==== WORKING DATA ====

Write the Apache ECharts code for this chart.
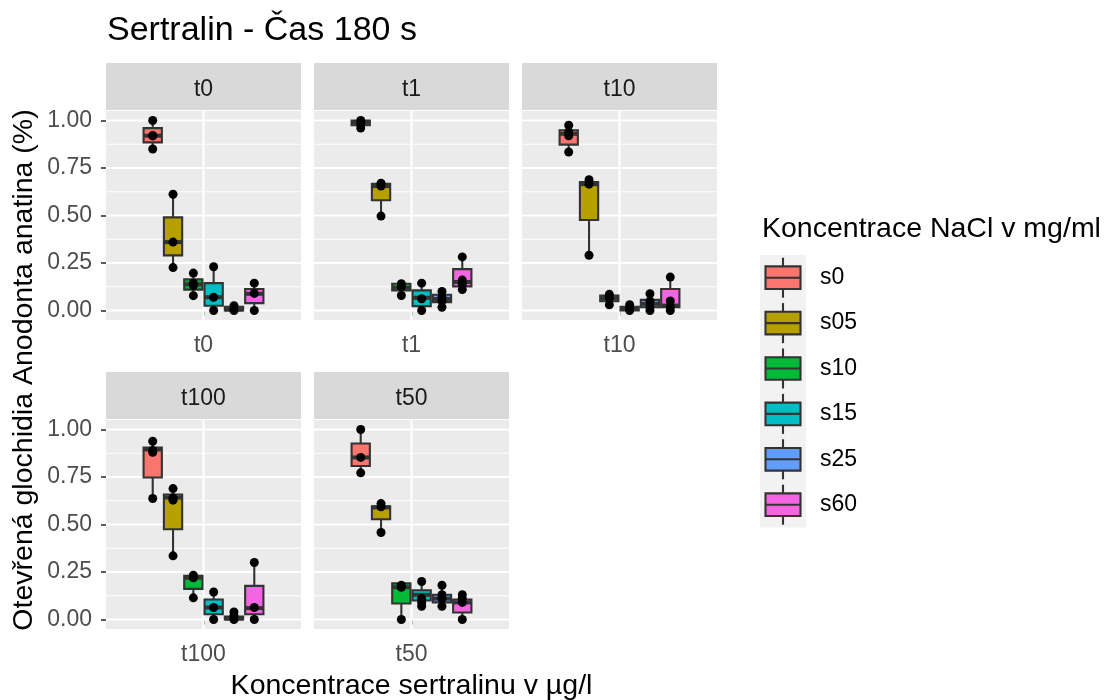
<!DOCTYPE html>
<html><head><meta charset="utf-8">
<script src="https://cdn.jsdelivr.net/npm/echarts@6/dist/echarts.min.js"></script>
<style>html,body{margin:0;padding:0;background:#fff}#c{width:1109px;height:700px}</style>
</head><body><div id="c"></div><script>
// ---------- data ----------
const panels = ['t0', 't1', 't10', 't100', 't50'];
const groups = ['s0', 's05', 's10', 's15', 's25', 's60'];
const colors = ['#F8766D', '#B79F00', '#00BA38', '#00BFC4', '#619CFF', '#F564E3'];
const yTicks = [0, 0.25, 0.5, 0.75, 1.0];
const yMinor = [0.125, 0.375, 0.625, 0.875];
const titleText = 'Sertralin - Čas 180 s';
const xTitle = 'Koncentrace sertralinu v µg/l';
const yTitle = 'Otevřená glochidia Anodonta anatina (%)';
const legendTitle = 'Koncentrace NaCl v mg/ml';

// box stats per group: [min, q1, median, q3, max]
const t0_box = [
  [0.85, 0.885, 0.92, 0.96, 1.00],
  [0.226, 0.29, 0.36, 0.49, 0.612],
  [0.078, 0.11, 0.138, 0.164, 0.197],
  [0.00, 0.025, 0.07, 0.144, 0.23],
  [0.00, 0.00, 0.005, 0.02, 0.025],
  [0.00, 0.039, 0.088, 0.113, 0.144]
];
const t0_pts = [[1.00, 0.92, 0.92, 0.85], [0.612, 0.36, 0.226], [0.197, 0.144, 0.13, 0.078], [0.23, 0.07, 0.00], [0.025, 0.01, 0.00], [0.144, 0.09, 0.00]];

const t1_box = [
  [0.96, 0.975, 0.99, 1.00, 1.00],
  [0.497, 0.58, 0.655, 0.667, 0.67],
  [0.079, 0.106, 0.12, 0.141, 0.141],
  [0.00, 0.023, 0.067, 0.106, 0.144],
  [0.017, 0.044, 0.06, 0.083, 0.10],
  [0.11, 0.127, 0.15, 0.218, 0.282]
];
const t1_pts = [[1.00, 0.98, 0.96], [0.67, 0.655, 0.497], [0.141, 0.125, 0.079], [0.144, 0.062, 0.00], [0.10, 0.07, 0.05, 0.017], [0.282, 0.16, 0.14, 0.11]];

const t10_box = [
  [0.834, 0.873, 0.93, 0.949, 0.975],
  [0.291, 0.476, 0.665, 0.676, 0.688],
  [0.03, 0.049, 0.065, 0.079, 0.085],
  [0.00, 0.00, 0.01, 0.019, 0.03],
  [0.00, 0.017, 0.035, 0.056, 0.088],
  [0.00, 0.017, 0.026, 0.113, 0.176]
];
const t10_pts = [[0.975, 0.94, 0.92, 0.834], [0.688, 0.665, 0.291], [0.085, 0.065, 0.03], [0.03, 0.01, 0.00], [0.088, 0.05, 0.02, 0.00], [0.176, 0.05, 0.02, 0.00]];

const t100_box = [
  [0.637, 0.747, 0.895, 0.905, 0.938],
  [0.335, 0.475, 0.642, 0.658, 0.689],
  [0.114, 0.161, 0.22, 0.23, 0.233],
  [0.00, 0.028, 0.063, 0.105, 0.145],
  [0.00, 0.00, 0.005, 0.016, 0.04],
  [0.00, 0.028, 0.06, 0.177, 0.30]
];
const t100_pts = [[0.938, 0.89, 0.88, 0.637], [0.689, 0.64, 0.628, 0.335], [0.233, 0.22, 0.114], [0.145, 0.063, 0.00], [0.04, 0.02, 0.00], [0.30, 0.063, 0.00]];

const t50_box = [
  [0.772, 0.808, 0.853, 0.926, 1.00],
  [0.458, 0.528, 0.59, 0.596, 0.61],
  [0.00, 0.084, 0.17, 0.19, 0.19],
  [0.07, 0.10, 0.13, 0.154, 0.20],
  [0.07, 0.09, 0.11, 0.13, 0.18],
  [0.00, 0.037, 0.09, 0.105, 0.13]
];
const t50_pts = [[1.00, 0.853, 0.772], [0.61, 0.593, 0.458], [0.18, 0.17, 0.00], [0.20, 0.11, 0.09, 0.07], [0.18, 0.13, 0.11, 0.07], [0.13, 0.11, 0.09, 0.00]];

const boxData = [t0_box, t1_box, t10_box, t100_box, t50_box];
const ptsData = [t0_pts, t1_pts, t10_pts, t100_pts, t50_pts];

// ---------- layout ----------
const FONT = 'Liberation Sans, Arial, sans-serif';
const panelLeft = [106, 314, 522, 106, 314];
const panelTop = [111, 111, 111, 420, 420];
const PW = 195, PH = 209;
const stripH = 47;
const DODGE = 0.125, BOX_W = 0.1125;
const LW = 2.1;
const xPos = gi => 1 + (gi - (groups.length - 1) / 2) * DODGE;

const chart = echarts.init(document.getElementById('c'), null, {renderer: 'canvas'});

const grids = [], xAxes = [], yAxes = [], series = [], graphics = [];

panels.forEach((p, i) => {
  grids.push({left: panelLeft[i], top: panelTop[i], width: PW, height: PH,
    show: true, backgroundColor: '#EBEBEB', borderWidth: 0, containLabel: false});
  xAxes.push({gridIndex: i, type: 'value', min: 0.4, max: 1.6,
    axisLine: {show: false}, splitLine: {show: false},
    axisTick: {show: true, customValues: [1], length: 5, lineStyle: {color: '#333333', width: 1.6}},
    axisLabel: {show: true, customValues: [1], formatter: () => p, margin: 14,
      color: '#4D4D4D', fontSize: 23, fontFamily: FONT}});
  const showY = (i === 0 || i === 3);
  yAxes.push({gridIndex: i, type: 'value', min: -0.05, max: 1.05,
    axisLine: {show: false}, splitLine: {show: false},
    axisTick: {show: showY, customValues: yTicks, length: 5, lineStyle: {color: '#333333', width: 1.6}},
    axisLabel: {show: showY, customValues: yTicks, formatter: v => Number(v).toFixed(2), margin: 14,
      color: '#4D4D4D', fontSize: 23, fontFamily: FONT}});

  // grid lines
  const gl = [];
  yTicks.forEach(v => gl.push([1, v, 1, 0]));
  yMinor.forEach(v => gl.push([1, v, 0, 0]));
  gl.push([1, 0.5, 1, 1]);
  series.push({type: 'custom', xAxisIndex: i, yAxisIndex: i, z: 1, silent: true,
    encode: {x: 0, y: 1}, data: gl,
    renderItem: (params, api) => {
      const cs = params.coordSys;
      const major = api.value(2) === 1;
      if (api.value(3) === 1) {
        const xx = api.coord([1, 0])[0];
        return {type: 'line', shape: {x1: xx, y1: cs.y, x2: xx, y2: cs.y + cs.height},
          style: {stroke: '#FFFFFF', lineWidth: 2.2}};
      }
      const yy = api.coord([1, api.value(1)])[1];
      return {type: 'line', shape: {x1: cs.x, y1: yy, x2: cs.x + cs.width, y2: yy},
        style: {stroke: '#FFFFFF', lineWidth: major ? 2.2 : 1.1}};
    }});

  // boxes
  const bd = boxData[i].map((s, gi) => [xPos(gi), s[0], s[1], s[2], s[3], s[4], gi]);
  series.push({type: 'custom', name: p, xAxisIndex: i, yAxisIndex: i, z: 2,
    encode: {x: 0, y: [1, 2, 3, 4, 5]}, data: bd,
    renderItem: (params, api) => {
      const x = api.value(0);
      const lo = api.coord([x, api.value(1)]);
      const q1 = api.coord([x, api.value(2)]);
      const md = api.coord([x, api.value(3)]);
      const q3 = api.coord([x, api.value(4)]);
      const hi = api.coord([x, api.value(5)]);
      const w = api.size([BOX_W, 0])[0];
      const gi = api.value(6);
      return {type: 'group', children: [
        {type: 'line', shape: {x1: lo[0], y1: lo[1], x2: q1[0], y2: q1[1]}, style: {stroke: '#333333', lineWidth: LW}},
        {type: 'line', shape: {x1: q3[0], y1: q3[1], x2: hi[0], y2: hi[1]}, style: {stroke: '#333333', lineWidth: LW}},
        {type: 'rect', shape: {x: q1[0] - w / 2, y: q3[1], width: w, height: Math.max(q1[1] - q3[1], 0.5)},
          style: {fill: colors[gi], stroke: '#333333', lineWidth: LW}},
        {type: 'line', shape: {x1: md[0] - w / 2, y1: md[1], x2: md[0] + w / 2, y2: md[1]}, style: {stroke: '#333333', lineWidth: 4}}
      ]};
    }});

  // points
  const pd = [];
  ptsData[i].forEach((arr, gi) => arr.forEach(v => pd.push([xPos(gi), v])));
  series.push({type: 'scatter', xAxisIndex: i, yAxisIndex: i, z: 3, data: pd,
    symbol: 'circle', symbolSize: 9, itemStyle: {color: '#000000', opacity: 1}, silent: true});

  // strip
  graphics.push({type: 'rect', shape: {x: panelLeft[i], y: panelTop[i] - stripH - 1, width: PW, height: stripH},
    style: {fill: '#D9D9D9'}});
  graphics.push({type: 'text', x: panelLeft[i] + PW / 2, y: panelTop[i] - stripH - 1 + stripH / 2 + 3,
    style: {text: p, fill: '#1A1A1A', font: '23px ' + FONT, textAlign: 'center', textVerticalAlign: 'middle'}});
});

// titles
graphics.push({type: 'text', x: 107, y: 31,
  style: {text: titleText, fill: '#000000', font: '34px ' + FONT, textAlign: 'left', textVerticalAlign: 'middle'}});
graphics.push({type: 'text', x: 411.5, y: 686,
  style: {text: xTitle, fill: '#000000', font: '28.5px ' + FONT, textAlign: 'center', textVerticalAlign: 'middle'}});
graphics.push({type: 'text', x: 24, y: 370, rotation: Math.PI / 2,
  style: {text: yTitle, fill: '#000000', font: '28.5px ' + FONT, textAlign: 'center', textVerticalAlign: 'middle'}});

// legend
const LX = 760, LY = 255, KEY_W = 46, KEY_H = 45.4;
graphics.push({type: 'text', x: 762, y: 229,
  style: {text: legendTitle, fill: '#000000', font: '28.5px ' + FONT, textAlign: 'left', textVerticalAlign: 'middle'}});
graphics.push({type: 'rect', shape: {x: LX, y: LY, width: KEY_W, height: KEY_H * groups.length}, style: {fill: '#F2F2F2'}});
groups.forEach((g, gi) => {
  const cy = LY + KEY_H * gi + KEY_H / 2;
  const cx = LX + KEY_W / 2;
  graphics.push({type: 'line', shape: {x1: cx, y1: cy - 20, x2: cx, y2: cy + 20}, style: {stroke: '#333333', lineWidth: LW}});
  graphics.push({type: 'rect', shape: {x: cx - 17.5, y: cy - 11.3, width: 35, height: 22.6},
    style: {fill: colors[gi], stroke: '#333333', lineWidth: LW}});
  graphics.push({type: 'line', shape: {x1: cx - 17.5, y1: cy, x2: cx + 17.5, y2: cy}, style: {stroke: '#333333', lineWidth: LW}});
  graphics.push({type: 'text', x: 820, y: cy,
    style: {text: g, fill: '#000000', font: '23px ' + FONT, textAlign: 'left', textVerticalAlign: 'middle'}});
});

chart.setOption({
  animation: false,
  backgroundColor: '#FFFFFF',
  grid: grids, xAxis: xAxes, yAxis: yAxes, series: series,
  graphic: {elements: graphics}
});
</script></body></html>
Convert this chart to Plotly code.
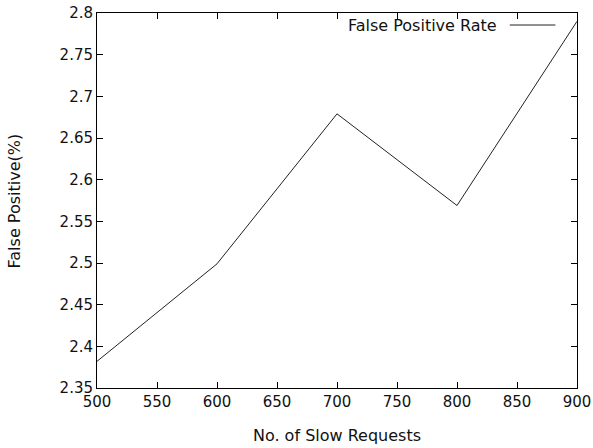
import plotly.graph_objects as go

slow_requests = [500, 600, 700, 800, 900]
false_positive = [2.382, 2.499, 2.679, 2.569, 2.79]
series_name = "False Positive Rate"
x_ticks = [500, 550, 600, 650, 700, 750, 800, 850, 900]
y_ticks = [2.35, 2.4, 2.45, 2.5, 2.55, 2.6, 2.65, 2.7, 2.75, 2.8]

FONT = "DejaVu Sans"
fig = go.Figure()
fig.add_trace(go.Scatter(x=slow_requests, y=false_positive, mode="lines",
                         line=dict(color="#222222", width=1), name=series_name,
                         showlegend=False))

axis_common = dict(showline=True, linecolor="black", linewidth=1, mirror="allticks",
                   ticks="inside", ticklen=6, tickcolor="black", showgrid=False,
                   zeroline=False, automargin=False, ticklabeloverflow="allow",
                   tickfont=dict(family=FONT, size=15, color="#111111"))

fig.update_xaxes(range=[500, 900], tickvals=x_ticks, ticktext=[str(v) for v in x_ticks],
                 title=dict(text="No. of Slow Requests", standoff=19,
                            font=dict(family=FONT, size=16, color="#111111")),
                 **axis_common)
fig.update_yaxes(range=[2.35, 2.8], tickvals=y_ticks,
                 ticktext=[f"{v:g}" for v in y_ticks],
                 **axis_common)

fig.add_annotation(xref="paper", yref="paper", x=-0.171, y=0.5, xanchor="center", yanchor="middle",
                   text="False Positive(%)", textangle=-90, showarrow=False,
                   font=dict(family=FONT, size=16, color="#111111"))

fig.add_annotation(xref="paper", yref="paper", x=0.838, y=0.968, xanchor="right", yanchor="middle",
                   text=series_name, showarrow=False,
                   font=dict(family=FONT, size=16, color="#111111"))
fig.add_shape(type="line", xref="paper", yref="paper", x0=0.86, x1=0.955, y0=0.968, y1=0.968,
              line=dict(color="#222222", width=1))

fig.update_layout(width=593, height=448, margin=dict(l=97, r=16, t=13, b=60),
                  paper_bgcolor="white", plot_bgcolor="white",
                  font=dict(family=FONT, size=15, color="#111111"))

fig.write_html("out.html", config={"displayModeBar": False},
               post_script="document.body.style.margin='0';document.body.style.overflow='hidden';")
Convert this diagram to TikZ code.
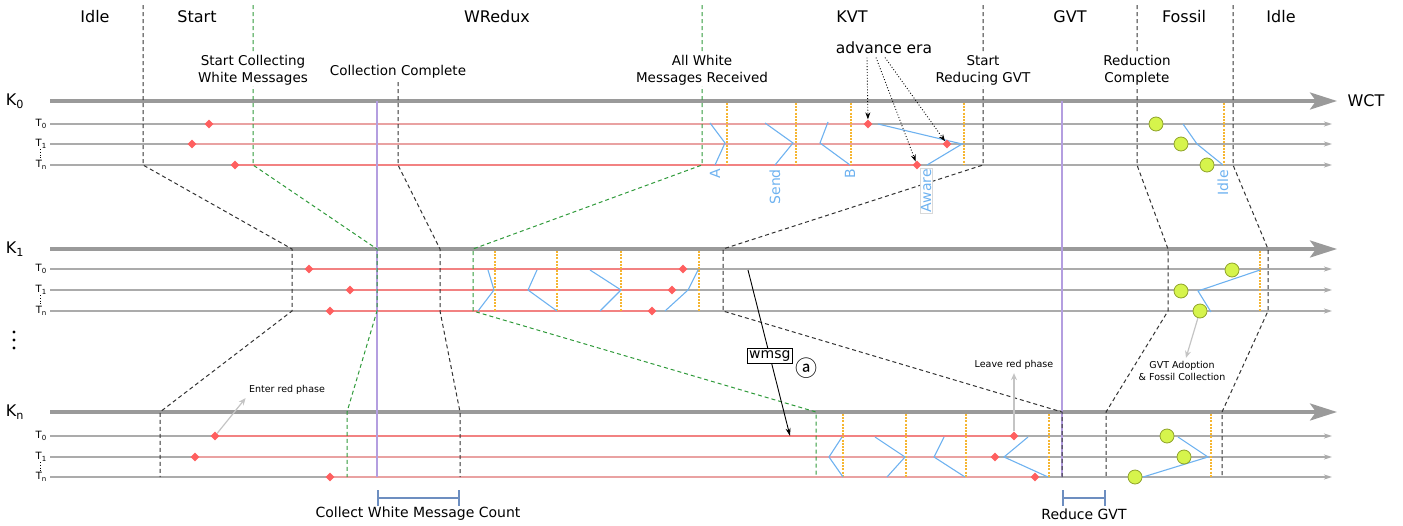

====

THE EXERCISE: Leave out the pictures and quote exactly the lines from the one where "Convert this chart to Plotly code." appears to the one where "showlegend=False))" appears, both ends counted.

FINISHED TASK:
Convert this chart to Plotly code.
import plotly.graph_objects as go

slow_requests = [500, 600, 700, 800, 900]
false_positive = [2.382, 2.499, 2.679, 2.569, 2.79]
series_name = "False Positive Rate"
x_ticks = [500, 550, 600, 650, 700, 750, 800, 850, 900]
y_ticks = [2.35, 2.4, 2.45, 2.5, 2.55, 2.6, 2.65, 2.7, 2.75, 2.8]

FONT = "DejaVu Sans"
fig = go.Figure()
fig.add_trace(go.Scatter(x=slow_requests, y=false_positive, mode="lines",
                         line=dict(color="#222222", width=1), name=series_name,
                         showlegend=False))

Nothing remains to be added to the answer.